Equal Treatment for Foreign Investors
The Bill would guarantee that foreign investors enjoy equal treatment vis-à-vis PRC nationals when they invest in China. Most foreign-invested projects would no longer need to be approved by the government. The only foreign-invested projects subject to government approval would be those falling within the scope of a few sensitive industries to be named in a so-called “negative list.”
National Security Review
The Bill proposes to bring China’s review of foreign investments more in line with international practice by strengthening the review in respect of national security. Under the Bill, the National Development and Reform Department and MOFCOM would have greater discretion to review and evaluate the national security implications of foreign investment projects. Accordingly, the government may take more time to review and approve foreign investments into sensitive industries and applications for foreign investment into such industries are likely to involve more uncertainty.
The Bill would introduce a reporting system with respect to foreign investors.
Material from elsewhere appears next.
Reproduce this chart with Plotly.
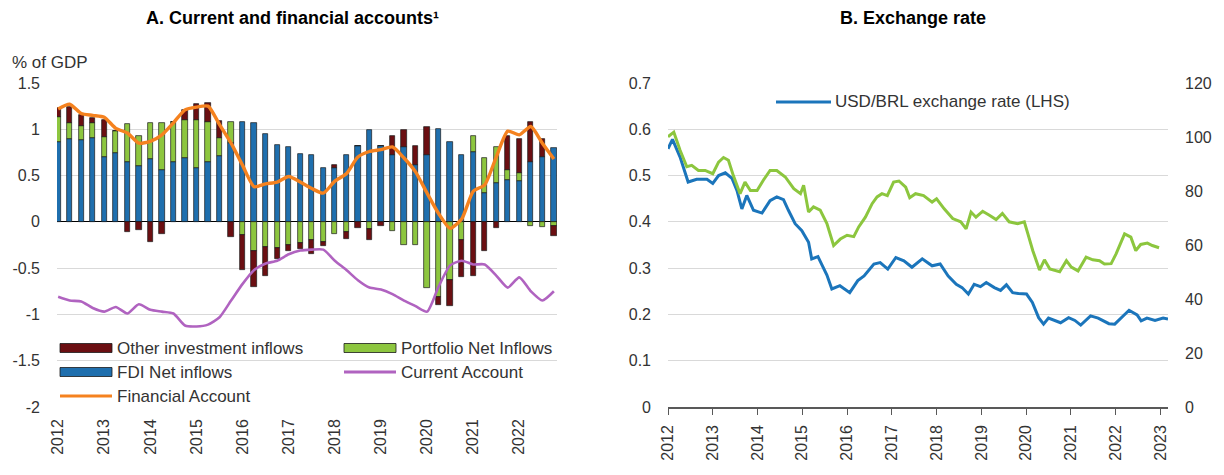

This system would require foreign investors to submit three different kinds of reports: an “investment project report”, an “investment project amendment report” and a “periodic report”. According to the Bill, all foreign investors would be required to submit such reports regardless of the area of investment.
Exercise of Control through Contractual Arrangements
The Bill also introduces the new concept of “de facto control” for regulating foreign investment. Specifically:
PRC domestic companies under the de facto control of one or more foreign investors will be deemed as foreign investors, including those domestic companies where foreign investors effectively hold, including by means of contracts, trusts or otherwise, the ownership and/or control of the company and/or decisive influence over the company’s management, finance, personnel, technologies and other key areas; and
A foreign investor’s investments will be deemed as having been made by a domestic PRC investor if such domestic PRC investor exerts de facto control over the foreign investor.
As such, it is foreseeable that, in those industries where foreign investments are prohibited or restricted (e.g., the provision of certain value-added telecommunications services), the continuing legality and operability of the currently popular variable interest entity (“VIE”) structure may become subject to regulatory challenges of varying degrees.
That said, however, the Bill does not specifically address those foreign investments already made via the VIE structure in industries where foreign investment are prohibited or restricted. Instead, the Bill’s explanatory notes only state that the government will examine this issue more closely once the period for public comment on the Bill has concluded.
If the Bill were formally adopted and promulgated, the following laws would be abolished: Law of the People’s Republic of China on Sino-Foreign Equity Joint Ventures, Law of the People’s Republic of China on Sino-Foreign Cooperative Joint Ventures and Law of the People’s Republic of China on Wholly Foreign-owned Enterprises. As a result, within three years after the Bill’s promulgation, all wholly foreign-owned enterprises, equity joint ventures and cooperative joint ventures established pursuant to the three aforesaid laws would be required to amend their company and organizational structures in accordance with relevant laws including the Company Law of the People’s Republic of China.
In summary, the Bill reflects a substantial change in the attitude of the PRC government towards regulating foreign investment. If formally adopted and promulgated, the Bill certainly would have a broad impact. At the moment, foreign investors should closely follow any updates in respect of the Bill so they may anticipate and adapt to any changes with the assistance of competent counsels.